Con gli occhi di Goffman: studenti universitari come “internati”

di Speranza Lettera

 ROMA. E’ incredibile come la storia, imbottigliata in un circolo vizioso, si ripeti sempre allo stesso modo, come le pirouette di un vinile incantato.

Gli anni Sessanta sono stati costellati da ribellioni di massa dei giovani guidati dagli studenti universitari, con movimenti sociali di grande forza propositiva e di un’effervescenza collettiva intensa e contagiosa, contro il “sistema”, le istituzioni e gli apparati di una società che oscurava diritti, razionalità e libero arbitrio, ed obbligava ad essere in balia del suo controllo, del suo giudizio e dei suoi progetti, una società che depennava chi non era intenzionato ad adattarsi a quegli schemi. Studenti in crisi come quelli di oggi. Società dispotica come l’università odierna.

Il sociologo Erving Goffman, negli anni Cinquanta, trattò il problema delle cosiddette istituzioni totali, “luoghi in cui vige una distinzione fondamentale fra un gruppo di individui, chiamati opportunamente “internati”, ed un piccolo staff che controlla, senza che sia lasciata una remota alternativa al tipo di vita imposto”.

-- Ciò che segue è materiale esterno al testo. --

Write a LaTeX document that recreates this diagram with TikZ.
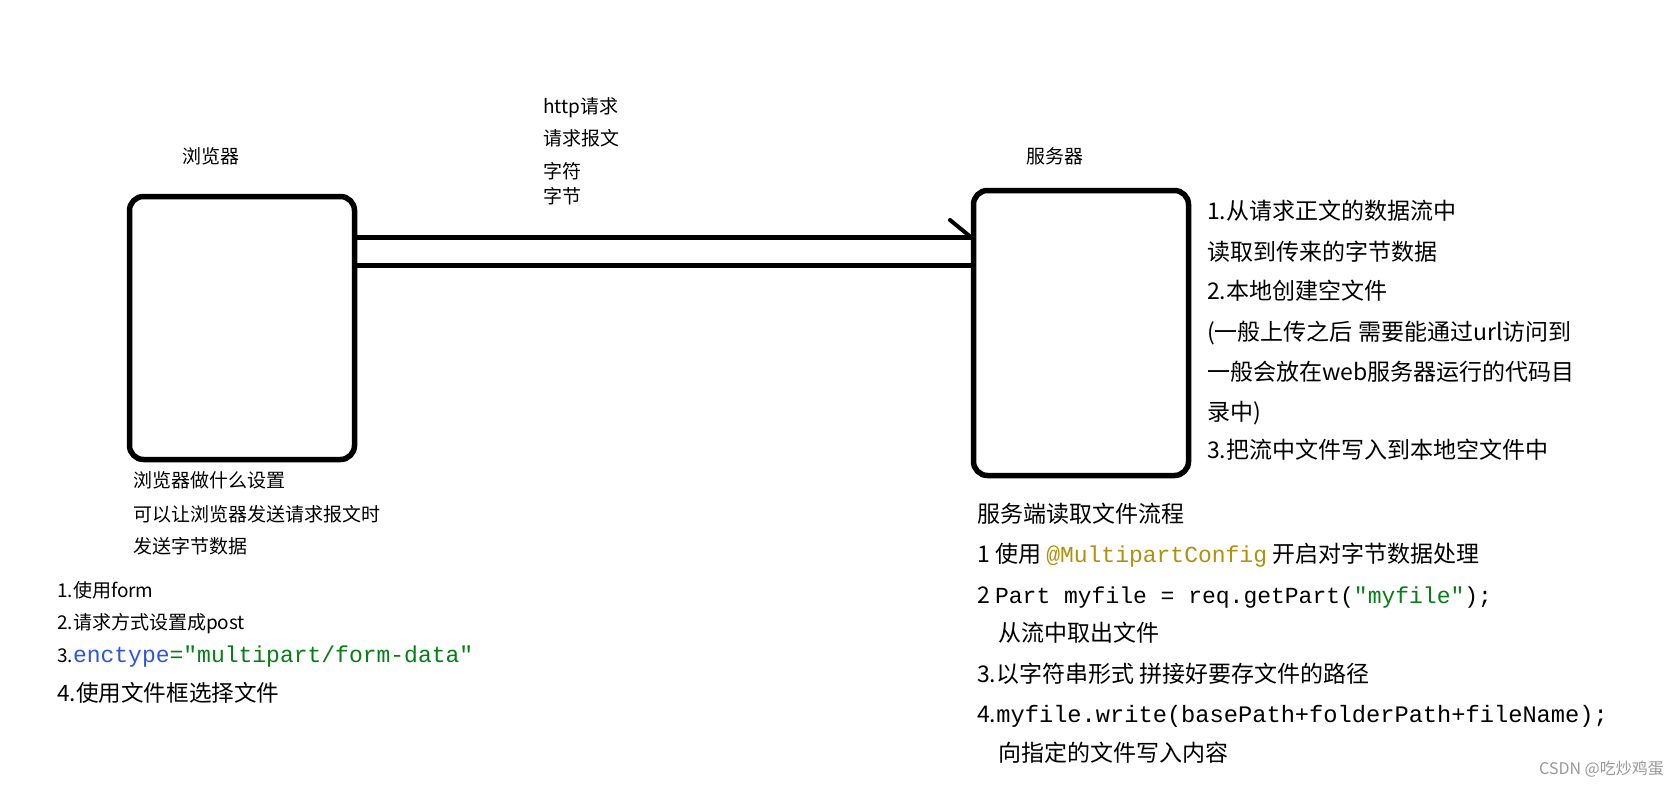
\documentclass[tikz,border=0pt]{standalone}
\usepackage{fontspec}
\setmainfont{Noto Sans CJK SC}
\setmonofont{Liberation Mono}
\definecolor{kwblue}{RGB}{45,85,225}
\definecolor{strgreen}{RGB}{6,125,23}
\definecolor{annogold}{RGB}{175,145,15}
\newcommand{\codefont}{\fontsize{23}{23}\selectfont\ttfamily}

\begin{document}
\begin{tikzpicture}[x=1pt,y=-1pt,
  box/.style={draw,line width=5.5pt,rounded corners=14pt,inner sep=0pt},
  wire/.style={line width=5pt},
  small/.style={anchor=base west,inner sep=0pt,font=\fontsize{19}{19}\selectfont},
  big/.style={anchor=base west,inner sep=0pt,font=\fontsize{23}{23}\selectfont}]
\fill[white] (0,0) rectangle (1678,788);
\useasboundingbox (0,0) rectangle (1678,788);

\node[box,minimum width=225pt,minimum height=263pt] (browser) at (242,328) {};
\node[box,minimum width=215pt,minimum height=285pt] (server) at (1081,333) {};
\node[small,anchor=base] (browserlbl) at (211,163) {浏览器};
\node[small,anchor=base] (serverlbl) at (1055,163) {服务器};

\node[small] (http) at (543,113) {http请求};
\node[small] (msg) at (543,145) {请求报文};
\node[small] (chars) at (543,178) {字符};
\node[small] (bytes) at (543,203) {字节};

\node[small] (bq1) at (133,487) {浏览器做什么设置};
\node[small] (bq2) at (133,521) {可以让浏览器发送请求报文时};
\node[small] (bq3) at (133,553) {发送字节数据};

\node[small] (b1) at (57,597) {1.使用form};
\node[small] (b2) at (57,629) {2.请求方式设置成post};
\node[small] (b3) at (57,662) {3.{\codefont\color{kwblue}enctype}{\codefont\color{strgreen}="multipart/form-data"}};
\node[big,font=\fontsize{22.6}{23}\selectfont] (b4) at (57,701) {4.使用文件框选择文件};

\node[big] (s1) at (1207,219) {1.从请求正文的数据流中};
\node[big] (s2) at (1207,260) {读取到传来的字节数据};
\node[big] (s3) at (1207,299) {2.本地创建空文件};
\node[big] (s4) at (1207,340) {(一般上传之后 需要能通过url访问到};
\node[big] (s5) at (1207,380) {一般会放在web服务器运行的代码目};
\node[big] (s6) at (1207,420) {录中)};
\node[big] (s7) at (1207,458) {3.把流中文件写入到本地空文件中};

\node[big] (r0) at (977,522) {服务端读取文件流程};
\node[big] (r1) at (977,562) {1 使用 {\codefont\color{annogold}@MultipartConfig} 开启对字节数据处理};
\node[big] (r2) at (977,603) {2 {\codefont Part myfile = req.getPart(\textcolor{strgreen}{"myfile"});}};
\node[big] (r2b) at (998,641) {从流中取出文件};
\node[big] (r3) at (977,682) {3.以字符串形式 拼接好要存文件的路径};
\node[big] (r4) at (977,722) {4.{\codefont\fontsize{23.7}{24}\selectfont myfile.write(basePath+folderPath+fileName);}};
\node[big] (r4b) at (998,761) {向指定的文件写入内容};

\node[anchor=base east,inner sep=0pt,text=black!40,font=\fontsize{16}{16}\selectfont] (mark) at (1664,774) {CSDN @吃炒鸡蛋};

\coordinate (tick) at (950,220);
\draw[wire] ([yshift=91pt]browser.east) -- ([yshift=96pt]server.west);
\draw[wire] ([yshift=63pt]browser.east) -- ([yshift=68pt]server.west);
\draw[line width=4pt,line cap=round] (tick) -- ([yshift=96pt]server.west);
\end{tikzpicture}
\end{document}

L’attuale staff universitario stila regole di recitazione ben precise che non ammette sbavature o errori di percorso, pena il discredito del medesimo staff o l’esclusione dal cast. Dozzine di ore di studio, tasse salate ed una sregolata e maleodorante vita da pendolare condotta dalla maggior parte degli studenti universitari barattate con appelli d’esame che saltano, professori assenteisti e cicli di lezioni bucherellati come colapasta, che rappresentano, ormai, tradizionali costumi di un invulnerabile “sistema” che si rende impermeabile ad ogni goccia di reclamo. Ovviamente il direttore universitario, da buon regista, è una figura utopica, irraggiungibile, quasi mistica, che gestisce il lungometraggio dall’alto, come un narratore onnisciente manzoniano.

“Lo staff tende a sentirsi superiore e a pensare di aver sempre ragione, mentre gli internati tendono a ritenersi inferiori, deboli e colpevoli. Ridotta è la possibilità di comunicare fra un livello e l’altro, e limitato è il passaggio di informazioni, in particolare quelle che riguardano i piani dello staff nei confronti degli internati. L’internato è escluso, in particolare, dalla possibilità di conoscere le decisioni prese nei riguardi del suo destino”.

Goffman sosteneva che, in questi luoghi, gli uomini sono tenuti in condizioni tali da poter adattarvisi solo attraverso la pazzia. E la ribellione? Inutile. Come un boomerang torna indietro e ti si ritorce persino contro. Dunque, che dire… che lo stato concretizzi l’articolo 34 della Costituzione e rispetti il suo dovere di tutelare il diritto allo studio. E soprattutto: usate i frisbee e siate folli!